Chef's Table Turkish Grill
Oak-charcoal Turkish cuisine, 100% Zabiha halal, made fresh daily
There is a difference between "halal" and "100% Zabiha," and Chef's Table Turkish Grill on Babcock Road treats that difference with the seriousness it deserves. This family-owned Turkish kitchen has become, over a short handful of years, the place San Antonio's Muslim community sends visitors when they want to show off what the city's halal scene can do.
Walk in and your first cue is the oak-charcoal grill. That's not a marketing detail — it's a commitment. Gas grills are easier. Charcoal is a pain. But the char and the smoke off proper oak is exactly why a good doner or Adana kebab tastes the way you remember it from Istanbul, and Chef's Table doesn't cut that corner.
The mixed grill is the dish that shows up in every review for a reason. Lamb shank, tender chicken, Adana kebab (hand-minced, not machine-ground — the difference is night and day), and doner carved off the vertical spit. Served with rice, grilled tomatoes and peppers, and warm lavash that the kitchen bakes through the day. People describe it going quiet at the table when the plate arrives. That's the right kind of quiet.
Don't sleep on the Iskender. The dish is doner meat over small squares of pide bread, under a pour of tomato butter and yogurt — it's messy, rich, deeply comforting, and sometimes better the second day than the first. For pide (the Turkish boat-shaped flatbread topped like a pizza) the kitchen does a proper thin crust and real toppings; the ground beef with egg version is a weekend morning dream.
Lamb shank deserves its own paragraph. Slow-braised until the meat slips off the bone, served over either rice or mashed potato depending on the day.

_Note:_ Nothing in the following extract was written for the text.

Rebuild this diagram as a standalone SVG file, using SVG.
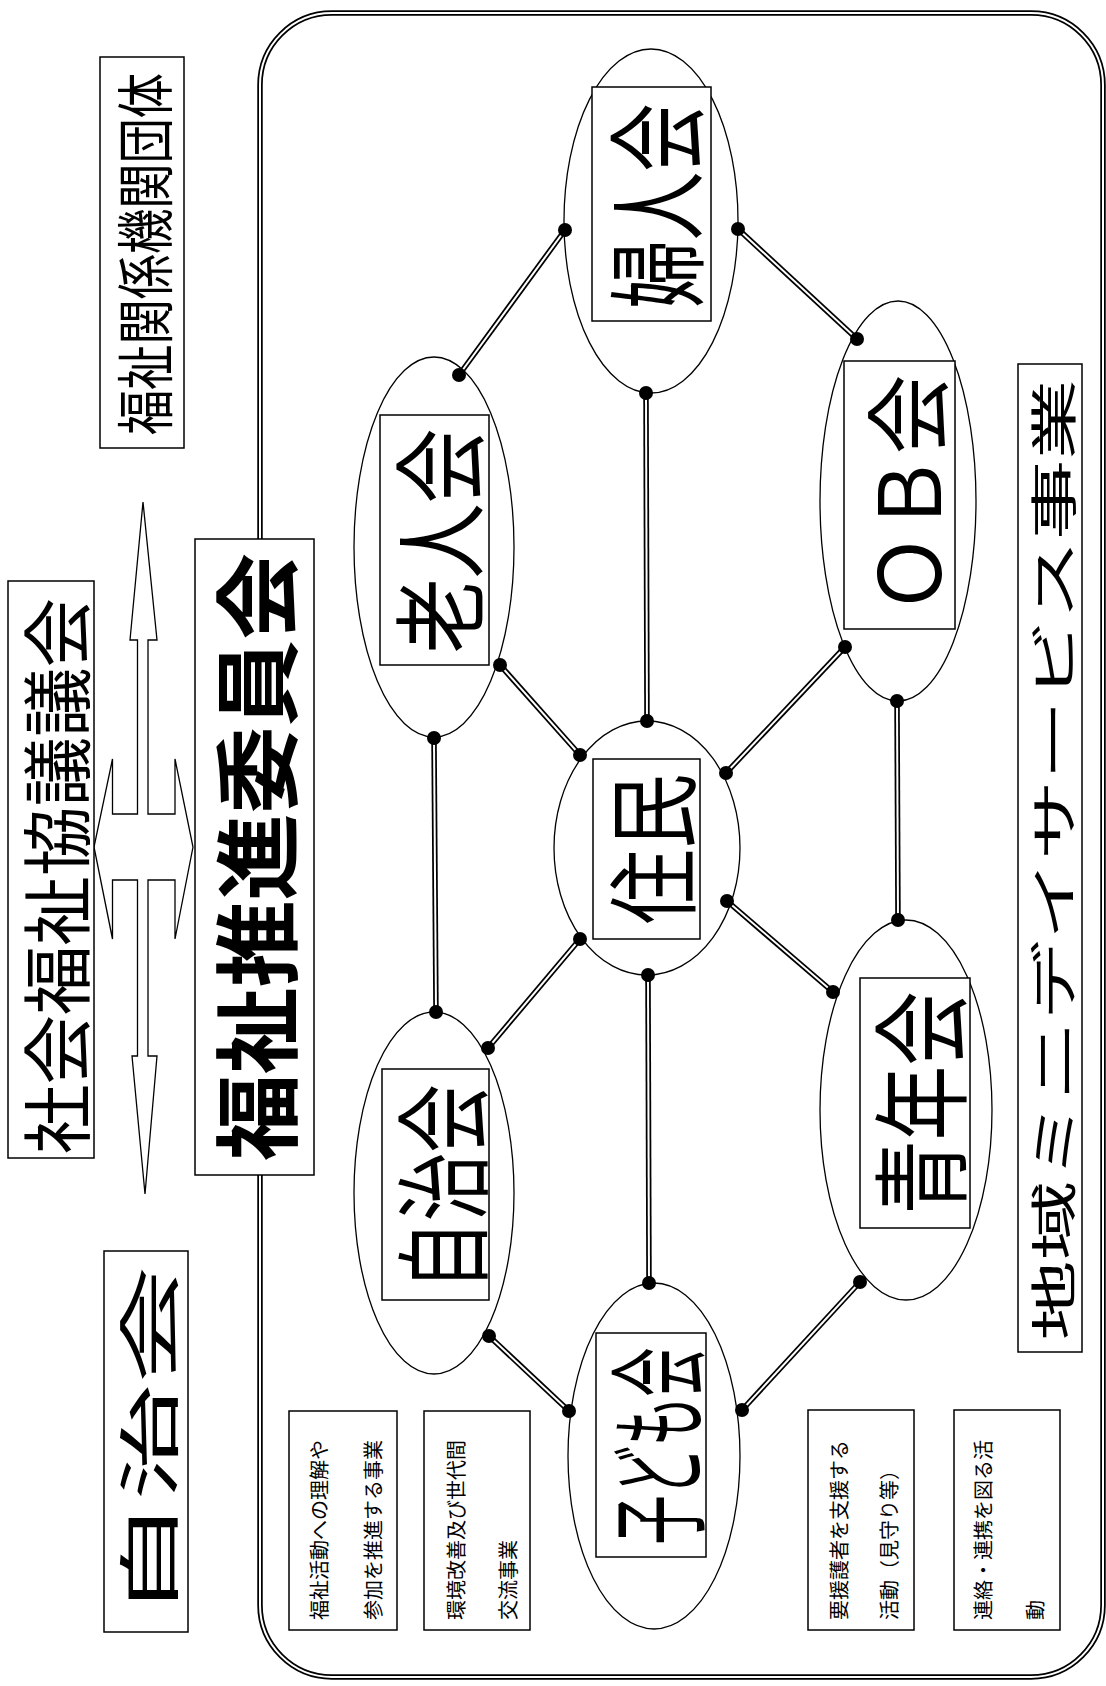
<svg xmlns="http://www.w3.org/2000/svg" width="1106" height="1686" viewBox="0 0 1106 1686">
<style>
.t{font-family:"Noto Sans CJK JP","Noto Sans CJK SC",sans-serif;dominant-baseline:central;text-anchor:middle;fill:#000}
.s{font-family:"Noto Sans CJK JP","Noto Sans CJK SC",sans-serif;dominant-baseline:central;text-anchor:start;fill:#000;font-size:20px}
.box{fill:#fff;stroke:#000;stroke-width:1.5}
.ell{fill:#fff;stroke:#000;stroke-width:1.3}
.lo{stroke:#000;stroke-width:5.5;fill:none}
.li{stroke:#fff;stroke-width:2;fill:none}
.dot{fill:#000}
</style>

<g id="frame">
<rect x="260" y="13" width="843" height="1664" rx="72" ry="72" class="lo"/>
<rect x="260" y="13" width="843" height="1664" rx="72" ry="72" class="li"/>
</g>

<g id="arrows">
<path d="M143,502 L157,640 L148,640 L148,814 L175,814 L175,759 L193,847 L175,939 L175,880 L148,880 L148,1056 L157,1056 L145,1194 L132,1056 L137.5,1056 L137.5,880 L112.5,880 L112.5,939 L94,847 L112.5,759 L112.5,814 L137.5,814 L137.5,640 L130,640 Z" fill="#fff" stroke="#000" stroke-width="1.3" stroke-linejoin="miter"/>
</g>

<g id="fukushi-kankei">
<rect x="100" y="57" width="84" height="391" class="box"/>
<text class="t" transform="translate(142,254) rotate(-90)" font-size="58" textLength="362" lengthAdjust="spacingAndGlyphs">福祉関係機関団体</text>
</g>

<g id="shakyo">
<rect x="8" y="581" width="86" height="577" class="box"/>
<text class="t" transform="translate(53,876) rotate(-90)" font-size="70" textLength="556" lengthAdjust="spacingAndGlyphs">社会福祉協議議会</text>
</g>

<g id="suishin">
<rect x="195" y="539" width="119" height="636" class="box"/>
<text class="t" transform="translate(252,857) rotate(-90)" font-size="86" font-weight="700" textLength="608" lengthAdjust="spacingAndGlyphs">福祉推進委員会</text>
</g>

<g id="jichikai-left">
<rect x="104" y="1251" width="84" height="381" class="box"/>
<text class="t" transform="translate(146,1442) rotate(-90)" font-size="62" textLength="352" lengthAdjust="spacingAndGlyphs">自治会</text>
</g>

<g id="chiiki">
<rect x="1018" y="364" width="64" height="988" class="box"/>
<text class="t" transform="translate(1050,860) rotate(-90)" font-size="47" textLength="961" lengthAdjust="spacingAndGlyphs">地域ミニデイサービス事業</text>
</g>

<g id="connectors">
<g class="lo">
<line x1="459" y1="375" x2="565" y2="230"/>
<line x1="738" y1="229" x2="857" y2="339"/>
<line x1="646" y1="393" x2="647" y2="721"/>
<line x1="500" y1="665" x2="580" y2="755"/>
<line x1="845" y1="647" x2="726" y2="773"/>
<line x1="434" y1="738" x2="436" y2="1012"/>
<line x1="897" y1="701" x2="898" y2="920"/>
<line x1="727" y1="901" x2="833" y2="992"/>
<line x1="580" y1="939" x2="488" y2="1048"/>
<line x1="648" y1="975" x2="649" y2="1283"/>
<line x1="489" y1="1336" x2="569" y2="1411"/>
<line x1="860" y1="1282" x2="742" y2="1410"/>
</g>
<g class="li">
<line x1="459" y1="375" x2="565" y2="230"/>
<line x1="738" y1="229" x2="857" y2="339"/>
<line x1="646" y1="393" x2="647" y2="721"/>
<line x1="500" y1="665" x2="580" y2="755"/>
<line x1="845" y1="647" x2="726" y2="773"/>
<line x1="434" y1="738" x2="436" y2="1012"/>
<line x1="897" y1="701" x2="898" y2="920"/>
<line x1="727" y1="901" x2="833" y2="992"/>
<line x1="580" y1="939" x2="488" y2="1048"/>
<line x1="648" y1="975" x2="649" y2="1283"/>
<line x1="489" y1="1336" x2="569" y2="1411"/>
<line x1="860" y1="1282" x2="742" y2="1410"/>
</g>
</g>

<g id="rojinkai">
<ellipse cx="434" cy="547" rx="80" ry="190" class="ell"/>
<rect x="380" y="415" width="109" height="250" class="box"/>
<text class="t" transform="translate(434.5,541) rotate(-90)" font-size="94" textLength="225" lengthAdjust="spacingAndGlyphs">老人会</text>
</g>

<g id="fujinkai">
<ellipse cx="651" cy="221" rx="87" ry="172" class="ell"/>
<rect x="592" y="87" width="119" height="234" class="box"/>
<text class="t" transform="translate(651.5,206) rotate(-90)" font-size="100" textLength="205" lengthAdjust="spacingAndGlyphs">婦人会</text>
</g>

<g id="obkai">
<ellipse cx="898" cy="501" rx="78" ry="200" class="ell"/>
<rect x="844" y="361" width="111" height="268" class="box"/>
<text class="t" transform="translate(903,494) rotate(-90)" font-size="86" textLength="239" lengthAdjust="spacingAndGlyphs">ＯＢ会</text>
</g>

<g id="jumin">
<ellipse cx="647" cy="848" rx="93" ry="127" class="ell"/>
<rect x="593" y="759" width="107" height="180" class="box"/>
<text class="t" transform="translate(647,849) rotate(-90)" font-size="92" textLength="151" lengthAdjust="spacingAndGlyphs">住民</text>
</g>

<g id="seinenkai">
<ellipse cx="906" cy="1110" rx="86" ry="190" class="ell"/>
<rect x="860" y="978" width="110" height="250" class="box"/>
<text class="t" transform="translate(915,1103) rotate(-90)" font-size="98" textLength="223" lengthAdjust="spacingAndGlyphs">青年会</text>
</g>

<g id="kodomokai">
<ellipse cx="654" cy="1456" rx="86" ry="173" class="ell"/>
<rect x="596" y="1333" width="110" height="224" class="box"/>
<text class="t" transform="translate(652,1446) rotate(-90)" font-size="100" textLength="197" lengthAdjust="spacingAndGlyphs">子ども会</text>
</g>

<g id="jichikai">
<ellipse cx="434" cy="1193" rx="80" ry="181" class="ell"/>
<rect x="382" y="1069" width="107" height="231" class="box"/>
<text class="t" transform="translate(437,1187) rotate(-90)" font-size="96" textLength="206" lengthAdjust="spacingAndGlyphs">自治会</text>
</g>

<g id="dots">
<circle cx="459" cy="375" r="7" class="dot"/>
<circle cx="565" cy="230" r="7" class="dot"/>
<circle cx="738" cy="229" r="7" class="dot"/>
<circle cx="857" cy="339" r="7" class="dot"/>
<circle cx="646" cy="393" r="7" class="dot"/>
<circle cx="647" cy="721" r="7" class="dot"/>
<circle cx="500" cy="665" r="7" class="dot"/>
<circle cx="580" cy="755" r="7" class="dot"/>
<circle cx="845" cy="647" r="7" class="dot"/>
<circle cx="726" cy="773" r="7" class="dot"/>
<circle cx="434" cy="738" r="7" class="dot"/>
<circle cx="436" cy="1012" r="7" class="dot"/>
<circle cx="897" cy="701" r="7" class="dot"/>
<circle cx="898" cy="920" r="7" class="dot"/>
<circle cx="727" cy="901" r="7" class="dot"/>
<circle cx="833" cy="992" r="7" class="dot"/>
<circle cx="580" cy="939" r="7" class="dot"/>
<circle cx="488" cy="1048" r="7" class="dot"/>
<circle cx="648" cy="975" r="7" class="dot"/>
<circle cx="649" cy="1283" r="7" class="dot"/>
<circle cx="489" cy="1336" r="7" class="dot"/>
<circle cx="569" cy="1411" r="7" class="dot"/>
<circle cx="860" cy="1282" r="7" class="dot"/>
<circle cx="742" cy="1410" r="7" class="dot"/>
</g>

<g id="note1">
<rect x="289" y="1411" width="108" height="219" class="box"/>
<text class="s" transform="translate(318,1620) rotate(-90)">福祉活動への理解や</text>
<text class="s" transform="translate(372,1620) rotate(-90)">参加を推進する事業</text>
</g>
<g id="note2">
<rect x="424" y="1411" width="106" height="219" class="box"/>
<text class="s" transform="translate(455,1620) rotate(-90)">環境改善及び世代間</text>
<text class="s" transform="translate(507,1620) rotate(-90)">交流事業</text>
</g>
<g id="note3">
<rect x="808" y="1410" width="106" height="220" class="box"/>
<text class="s" transform="translate(838,1620) rotate(-90)">要援護者を支援する</text>
<text class="s" transform="translate(888,1620) rotate(-90)">活動（見守り等）</text>
</g>
<g id="note4">
<rect x="954" y="1410" width="106" height="220" class="box"/>
<text class="s" transform="translate(982,1620) rotate(-90)">連絡・連携を図る活</text>
<text class="s" transform="translate(1034,1620) rotate(-90)">動</text>
</g>
</svg>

Reviewers consistently call it out as the best lamb shank they've had in the city.
Vegetarians are covered. The mezze lineup — hummus, eggplant salad, shepherd's salad, lentil soup — is strong enough to make a meal of its own, and the pide has vegetarian options.
What puts Chef's Table firmly on the TEL list is the integrity of the operation. "100% Zabiha Halal food prepared fresh daily" is not a tagline here — it's a principle. When you are running a Turkish kitchen in a city where most halal spots cut to the cheaper wholesale supply, choosing Zabiha is a financial sacrifice made out of faith. That matters. That's exactly the kind of business TEL was built to send you to.
A few practical notes. The Babcock Road spot is a strip-mall location — don't let that fool you into underestimating the kitchen. Reservations aren't typically needed for a normal weekday, but weekends fill up. Service is warm, often family-run, and they'll walk you through the menu if it's your first visit. Expect to spend about $20–$30 per person for a real meal.
Amara's move: Mixed grill for two, lamb shank on the side, lentil soup to start, pide to take home. Save room for the baklava.
Amara's Verdict
San Antonio's most authentic Turkish table — zabiha, oak-charcoal, and the kind of mixed grill that gets quiet at the table for the right reasons.